• **TO BE DONE**: Retype the opening lines of the data exactly, stopping after the line that contains "rounded corners=8pt, minimum". Skip every picture.

BEGIN EXTRACTED MATERIAL

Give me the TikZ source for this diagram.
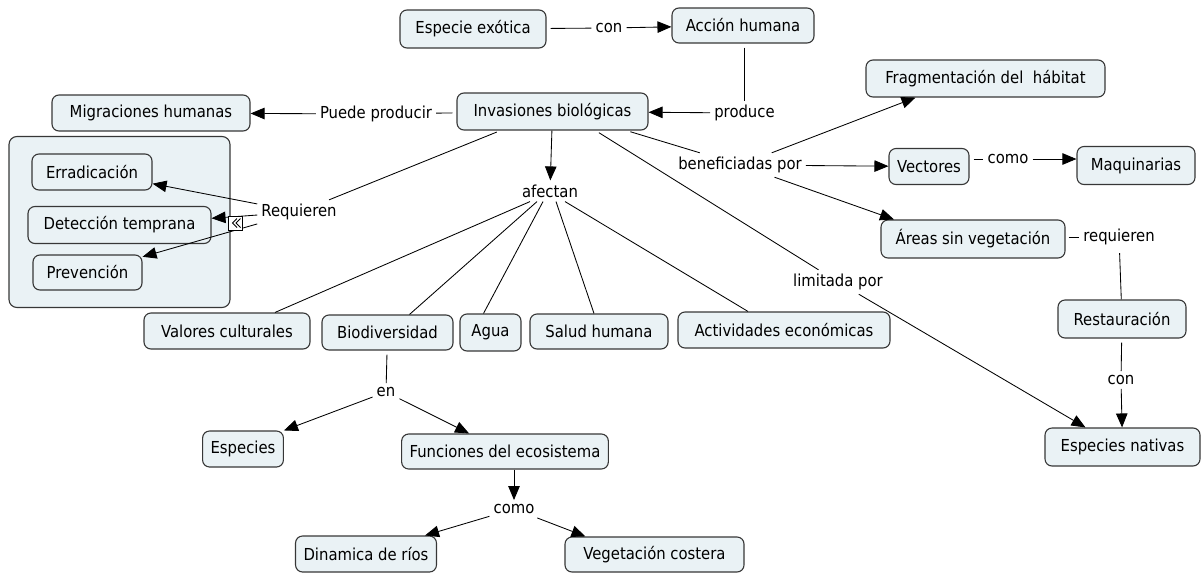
\documentclass[tikz,border=0pt]{standalone}
\usepackage{fontspec}
\setmainfont{DejaVu Sans Condensed}
\usetikzlibrary{arrows.meta}
\definecolor{boxfill}{RGB}{234,242,245}
\definecolor{boxline}{RGB}{55,55,55}
\begin{document}
\begin{tikzpicture}[x=1pt,y=-1pt,
  font=\fontsize{16.5}{19}\selectfont,
  concept/.style={draw=boxline, fill=boxfill, rounded corners=7pt, line width=1.1pt, inner xsep=8pt, inner ysep=0pt},
  linkword/.style={inner sep=4pt},
  conn/.style={line width=0.85pt, draw=black},
  arr/.style={conn, -{Triangle[length=14pt,width=11.5pt]}},
  fromnode/.style={shorten <=4pt},
]
\useasboundingbox (0,0) rectangle (1201,573);

% nested group around the required actions
\node[concept, rounded corners=8pt, minimum width=221pt, minimum height=171pt] (grp) at (119.5,222) {};

% concepts
\node[concept, minimum width=146pt, minimum height=38pt] (esp) at (473,29) {Especie exótica};
\node[concept, minimum width=142pt, minimum height=35pt] (acc) at (743,25.5) {Acción humana};
\node[concept, minimum width=191pt, minimum height=37pt] (inv) at (552.5,111.5) {Invasiones biológicas};
\node[concept, minimum width=198pt, minimum height=36pt] (mig) at (151,113) {Migraciones humanas};
\node[concept, minimum width=239pt, minimum height=37pt] (frag) at (985.5,78.5) {Fragmentación del \ hábitat};
\node[concept, minimum width=80pt, minimum height=36pt] (vec) at (929,166.5) {Vectores};
\node[concept, minimum width=118pt, minimum height=38pt] (maq) at (1136,165.5) {Maquinarias};
\node[concept, minimum width=184pt, minimum height=38pt] (are) at (973,239) {Áreas sin vegetación};
\node[concept, minimum width=128pt, minimum height=38pt] (res) at (1122,319) {Restauración};
\node[concept, minimum width=155pt, minimum height=38pt] (nat) at (1122.5,447) {Especies nativas};
\node[concept, minimum width=120pt, minimum height=36pt] (err) at (92,172) {Erradicación};
\node[concept, minimum width=183pt, minimum height=37pt] (det) at (119.5,225) {Detección temprana};
\node[concept, minimum width=109pt, minimum height=35pt] (pre) at (87.5,272.5) {Prevención};
\node[concept, minimum width=166pt, minimum height=36pt] (val) at (227,331) {Valores culturales};
\node[concept, minimum width=131pt, minimum height=35pt] (bio) at (387.5,332.5) {Biodiversidad};
\node[concept, minimum width=61pt, minimum height=37pt] (agu) at (490.5,332.5) {Agua};
\node[concept, minimum width=138pt, minimum height=35pt] (sal) at (599,331.5) {Salud humana};
\node[concept, minimum width=212pt, minimum height=36pt] (act) at (784,330) {Actividades económicas};
\node[concept, minimum width=78pt, minimum height=36pt] (spc) at (243,449) {Especies};
\node[concept, minimum width=204pt, minimum height=35pt] (fun) at (505,451.5) {Funciones del ecosistema};
\node[concept, minimum width=136pt, minimum height=36pt] (din) at (366,554) {Dinamica de ríos};
\node[concept, minimum width=179pt, minimum height=35pt] (veg) at (654.5,554.5) {Vegetación costera};

% linking words
\node[linkword] (lcon) at (609,28) {con};
\node[linkword] (lproduce) at (744.5,113) {produce};
\node[linkword] (lpuede) at (376,114) {Puede producir};
\node[linkword] (lafectan) at (550,191) {afectan};
\node[linkword] (lbenef) at (740,165) {beneficiadas por};
\node[linkword] (lcomo) at (1008,159) {como};
\node[linkword] (lreq) at (1119,237) {requieren};
\node[linkword] (lcontwo) at (1121,380) {con};
\node[linkword] (llim) at (838,282) {limitada por};
\node[linkword] (lRequieren) at (299,212) {Requieren};
\node[linkword] (len) at (386,392) {en};
\node[linkword] (lcomotwo) at (514,509) {como};

% connectors
\draw[conn, fromnode] (esp) -- (lcon);
\draw[arr] (lcon) -- (acc);
\draw[conn, fromnode] (acc.south -| lproduce) -- (lproduce);
\draw[arr] (lproduce) -- (inv);
\draw[conn, fromnode] (inv) -- (lpuede);
\draw[arr] (lpuede) -- (mig);
\draw[arr] (inv) -- (lafectan);
\draw[conn, fromnode] ([xshift=-52pt]inv.south) -- (lRequieren);
\draw[conn, fromnode] ([xshift=74pt]inv.south) -- (lbenef);
\draw[conn, fromnode] ([xshift=43pt]inv.south) -- (llim);
\draw[arr] (llim) -- ([xshift=-37pt]nat.north);

\draw[conn] ([xshift=-20pt]lafectan.south) -- ([xshift=48pt]val.north);
\draw[conn] ([xshift=-13pt]lafectan.south) -- ([xshift=22pt]bio.north);
\draw[conn] ([xshift=-7pt]lafectan.south) -- ([xshift=-7pt]agu.north);
\draw[conn] ([xshift=6pt]lafectan.south) -- ([xshift=-5pt]sal.north);
\draw[conn] ([xshift=15pt]lafectan.south) -- ([xshift=-36pt]act.north);

\draw[arr] (lbenef) -- ([xshift=-70pt]frag.south);
\draw[arr] (lbenef) -- (vec);
\draw[arr] (lbenef) -- ([xshift=-79pt]are.north);

\draw[conn, fromnode] (vec.east |- lcomo) -- (lcomo);
\draw[arr] (lcomo) -- (maq.west |- lcomo);

\draw[conn, shorten <=3pt] (are.east |- lreq) -- (lreq);
\draw[conn, fromnode] (lreq) -- (res);
\draw[conn, fromnode] (res) -- (lcontwo);
\draw[arr] (lcontwo) -- (nat);

\draw[arr] (lRequieren) -- (err);
\draw[arr] (lRequieren) -- (det);
\draw[arr] (lRequieren) -- (pre);

\draw[conn, fromnode] (bio) -- (len);
\draw[arr] (len) -- (spc.north east);
\draw[arr] (len) -- ([xshift=68pt]fun.north west);
\draw[arr] (fun.south -| lcomotwo) -- (lcomotwo);
\draw[arr] (lcomotwo) -- ([xshift=-12pt]din.north east);
\draw[arr] (lcomotwo) -- ([xshift=21pt]veg.north west);

% collapse marker on the group border
\node[draw=black, fill=white, line width=0.7pt, minimum size=14pt, inner sep=0pt] (fold) at (235.5,223) {};
\draw[line width=0.8pt] ([xshift=1.5pt,yshift=-4.5pt]fold.center) -- ([xshift=-3pt]fold.center) -- ([xshift=1.5pt,yshift=4.5pt]fold.center);
\draw[line width=0.8pt] ([xshift=5pt,yshift=-4.5pt]fold.center) -- ([xshift=0.5pt]fold.center) -- ([xshift=5pt,yshift=4.5pt]fold.center);
\end{tikzpicture}
\end{document}
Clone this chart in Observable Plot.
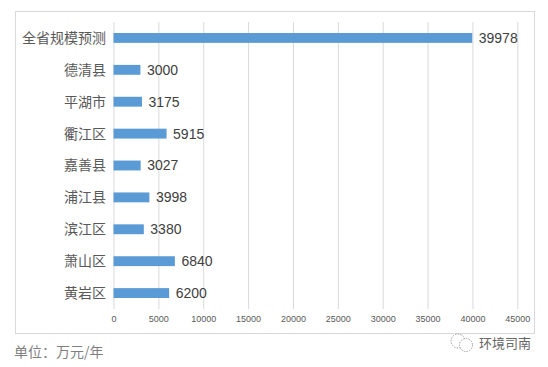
<!DOCTYPE html>
<html><head><meta charset="utf-8">
<script src="https://cdn.jsdelivr.net/npm/d3@7"></script>
<script src="https://cdn.jsdelivr.net/npm/@observablehq/plot@0.6"></script>
<style>
html,body{margin:0;padding:0;background:#fff;width:548px;height:367px;overflow:hidden}
#wrap{position:relative;width:548px;height:367px}
#frame{position:absolute;left:15px;top:11px;width:518px;height:321px;border:1px solid #d9d9d9;box-sizing:content-box}
#chart{position:absolute;left:0;top:0}
#unit{position:absolute;left:14px;top:342px;font:14px/18px "Noto Sans CJK SC";color:#7f7f7f}
#mark{position:absolute;left:479px;top:334px;font:13px/18px "Noto Sans CJK SC";color:#666;letter-spacing:0}
#icon{position:absolute;left:449px;top:331px}
</style></head><body>
<div id="wrap"><div id="frame"></div><div id="chart"></div>
<div id="unit">单位：万元/年</div>
<svg id="icon" width="28" height="24" viewBox="0 0 28 24" fill="none" stroke="#888" stroke-width="0.8" stroke-dasharray="1.5 1.2">
<circle cx="9" cy="10" r="7"/><circle cx="17" cy="14" r="6.5" fill="#fff"/></svg>
<div id="mark">环境司南</div></div>
<script>
const categories = ["全省规模预测","德清县","平湖市","衢江区","嘉善县","浦江县","滨江区","萧山区","黄岩区"];
const values = [39978,3000,3175,5915,3027,3998,3380,6840,6200];
const xTicks = [0,5000,10000,15000,20000,25000,30000,35000,40000,45000];
const rows = categories.map((c,i)=>({c,v:values[i]}));
const plot = Plot.plot({
  width:548,height:333,
  marginLeft:113.5,marginRight:30.7,marginTop:22,marginBottom:24,
  style:{background:"transparent",overflow:"visible"},
  x:{domain:[0,45000],label:null},
  y:{domain:categories,label:null,paddingInner:0.69,paddingOuter:0.345,round:false},
  marks:[
    Plot.ruleX(xTicks,{stroke:"#d9d9d9",strokeWidth:1,strokeOpacity:1}),
    Plot.barX(rows,{x:"v",y:"c",fill:"#5b9bd5"}),
    Plot.text(rows,{x:"v",y:"c",text:d=>String(d.v),textAnchor:"start",dx:6,fill:"#404040",fontSize:14,fontFamily:"Liberation Sans"}),
    Plot.axisY({tickSize:0,tickPadding:8,label:null,fontSize:14,fontFamily:"Noto Sans CJK SC",color:"#595959"}),
    Plot.axisX({ticks:xTicks,tickFormat:d=>String(d),tickSize:0,tickPadding:6,label:null,fontSize:9,fontFamily:"Liberation Sans",color:"#595959"})
  ]
});
document.getElementById("chart").appendChild(plot);
</script></body></html>
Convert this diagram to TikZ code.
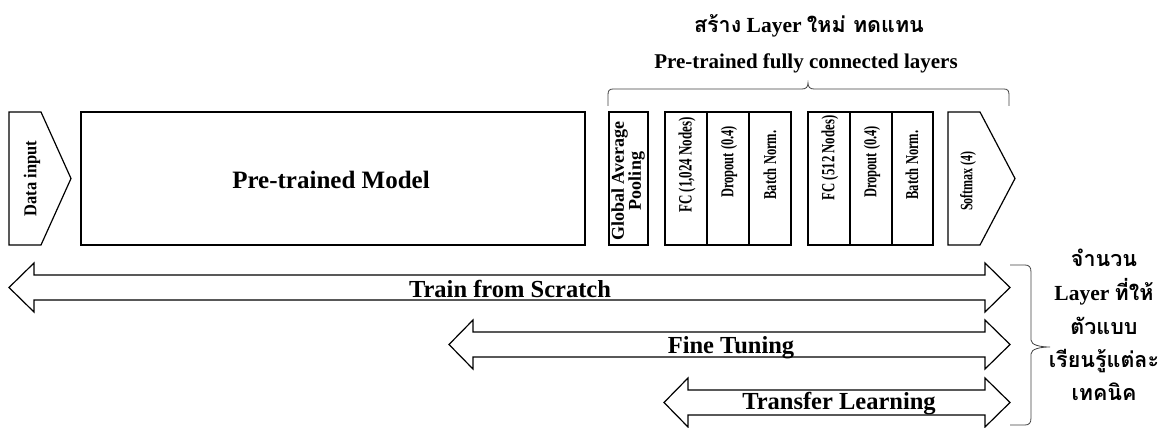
\documentclass[tikz,border=0pt]{standalone}
\usepackage{fontspec}
\setmainfont{Liberation Serif}
\newfontfamily\thai[Script=Thai]{Loma}
\newcommand\sz[1]{\fontsize{#1}{#1}\selectfont}
\begin{document}
\begin{tikzpicture}[x=1pt,y=-1pt,
  blk/.style={draw=black, line width=1.2pt, line join=miter},
  brc/.style={draw=black!75, line width=0.8pt},
  txt/.style={inner sep=0pt, font=\bfseries},
  vtxt/.style={inner sep=0pt, rotate=90, yscale=1.45},
]
\useasboundingbox (0,0) rectangle (1171,428);
% blocks
\draw[blk] (9,112) -- (41,112) -- (71,178.5) -- (41,245) -- (9,245) -- cycle;
\draw[blk] (81,112) rectangle (585,245);
\draw[blk] (609,112) rectangle (648,245);
\draw[blk] (665,112) rectangle (791,245);
\draw[blk] (707,112) -- (707,245);
\draw[blk] (749,112) -- (749,245);
\draw[blk] (808,112) rectangle (933,245);
\draw[blk] (850,112) -- (850,245);
\draw[blk] (892,112) -- (892,245);
\draw[blk] (948,112) -- (980,112) -- (1015,178.5) -- (980,245) -- (948,245) -- cycle;
% block labels
\node[inner sep=0pt, rotate=90, yscale=1.1, font=\bfseries\sz{16.5}] (din) at (32,178.5) {Data input};
\node[txt, anchor=base] (ptm) at (331,188) {\sz{25}Pre-trained Model};
\node[inner sep=0pt, rotate=90, align=center, font=\bfseries\fontsize{18}{17}\selectfont] (gap) at (628,181) {Global Average\\ Pooling};
\node[vtxt, font=\bfseries\sz{13}] (fc1) at (687,165) {FC (1,024 Nodes)};
\node[vtxt, font=\bfseries\sz{12.5}] (do1) at (729,162) {Dropout (0.4)};
\node[vtxt, font=\bfseries\sz{12.5}] (bn1) at (770,165) {Batch Norm.};
\node[vtxt, font=\bfseries\sz{12.8}] (fc2) at (830,158) {FC (512 Nodes)};
\node[vtxt, font=\bfseries\sz{12.5}] (do2) at (872,162) {Dropout (0.4)};
\node[vtxt, font=\bfseries\sz{12.5}] (bn2) at (912,165) {Batch Norm.};
\node[vtxt, font=\bfseries\sz{12}] (sm) at (968,181) {Softmax (4)};
% top brace and titles
\draw[brc] (608,106) -- (608,95) .. controls (608,91) and (609,89) .. (613,89) -- (802,89)
  .. controls (806,89) and (808,87) .. (808,83) .. controls (808,87) and (810,89) .. (814,89)
  -- (1004,89) .. controls (1008,89) and (1009,91) .. (1009,95) -- (1009,106);
\node[txt, anchor=base] (sub) at (806,69) {\sz{21}Pre-trained fully connected layers};
\node[txt, anchor=base] (head) at (809,33) {\sz{21.5}{\thai สร้าง} Layer {\thai ใหม่ ทดแทน}};
% double arrows
\draw[blk, fill=white] (9,287.5) -- (34,263) -- (34,275) -- (985,275) -- (985,263) -- (1010,287.5)
  -- (985,312) -- (985,300) -- (34,300) -- (34,312) -- cycle;
\draw[blk, fill=white] (449,344.5) -- (473,320) -- (473,332) -- (985,332) -- (985,320) -- (1010,344.5)
  -- (985,369) -- (985,357) -- (473,357) -- (473,369) -- cycle;
\draw[blk, fill=white] (664,402.5) -- (688,378) -- (688,390) -- (985,390) -- (985,378) -- (1010,402.5)
  -- (985,427) -- (985,415) -- (688,415) -- (688,427) -- cycle;
\node[txt, anchor=base] (tfs) at (510,297) {\sz{24.5}Train from Scratch};
\node[txt, anchor=base] (ft) at (731,353) {\sz{24.5}Fine Tuning};
\node[txt, anchor=base] (tl) at (839,409) {\sz{24.5}Transfer Learning};
% right brace and note
\draw[brc] (1010,265) -- (1025,265) .. controls (1029,265) and (1031,267) .. (1031,272) -- (1031,340)
  .. controls (1031,345) and (1040,347) .. (1050,347) .. controls (1040,347) and (1031,349) .. (1031,354)
  -- (1031,418) .. controls (1031,423) and (1029,425) .. (1025,425) -- (1010,425);
\node[txt, anchor=base] (n1) at (1104,266) {\sz{21.5}\thai จำนวน};
\node[txt, anchor=base] (n2) at (1104,300) {\sz{21.5}Layer {\thai ที่ให้}};
\node[txt, anchor=base] (n3) at (1104,334) {\sz{21.5}\thai ตัวแบบ};
\node[txt, anchor=base] (n4) at (1104,367) {\sz{21.5}\thai เรียนรู้แต่ละ};
\node[txt, anchor=base] (n5) at (1104,400) {\sz{21.5}\thai เทคนิค};
\end{tikzpicture}
\end{document}
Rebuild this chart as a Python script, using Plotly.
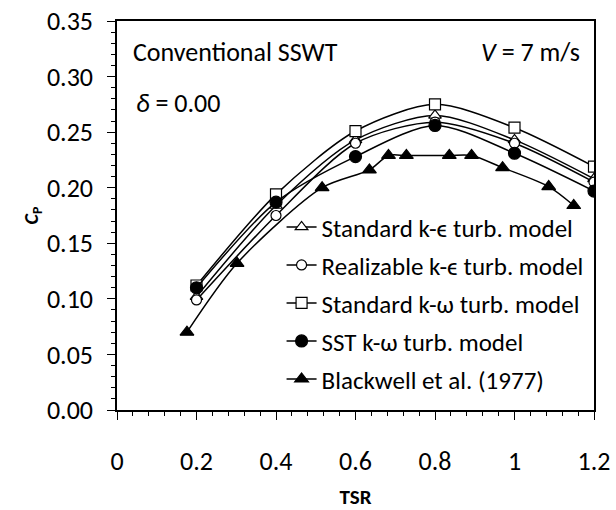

END EXTRACTED MATERIAL

• **RESPONSE TO THE TASK**:
Give me the TikZ source for this diagram.
\documentclass[tikz,border=0pt]{standalone}
\usepackage{fontspec}
\setmainfont{DejaVu Sans Condensed}
\usetikzlibrary{arrows.meta}
\definecolor{boxfill}{RGB}{234,242,245}
\definecolor{boxline}{RGB}{55,55,55}
\begin{document}
\begin{tikzpicture}[x=1pt,y=-1pt,
  font=\fontsize{16.5}{19}\selectfont,
  concept/.style={draw=boxline, fill=boxfill, rounded corners=7pt, line width=1.1pt, inner xsep=8pt, inner ysep=0pt},
  linkword/.style={inner sep=4pt},
  conn/.style={line width=0.85pt, draw=black},
  arr/.style={conn, -{Triangle[length=14pt,width=11.5pt]}},
  fromnode/.style={shorten <=4pt},
]
\useasboundingbox (0,0) rectangle (1201,573);

% nested group around the required actions
\node[concept, rounded corners=8pt, minimum width=221pt, minimum height=171pt] (grp) at (119.5,222) {};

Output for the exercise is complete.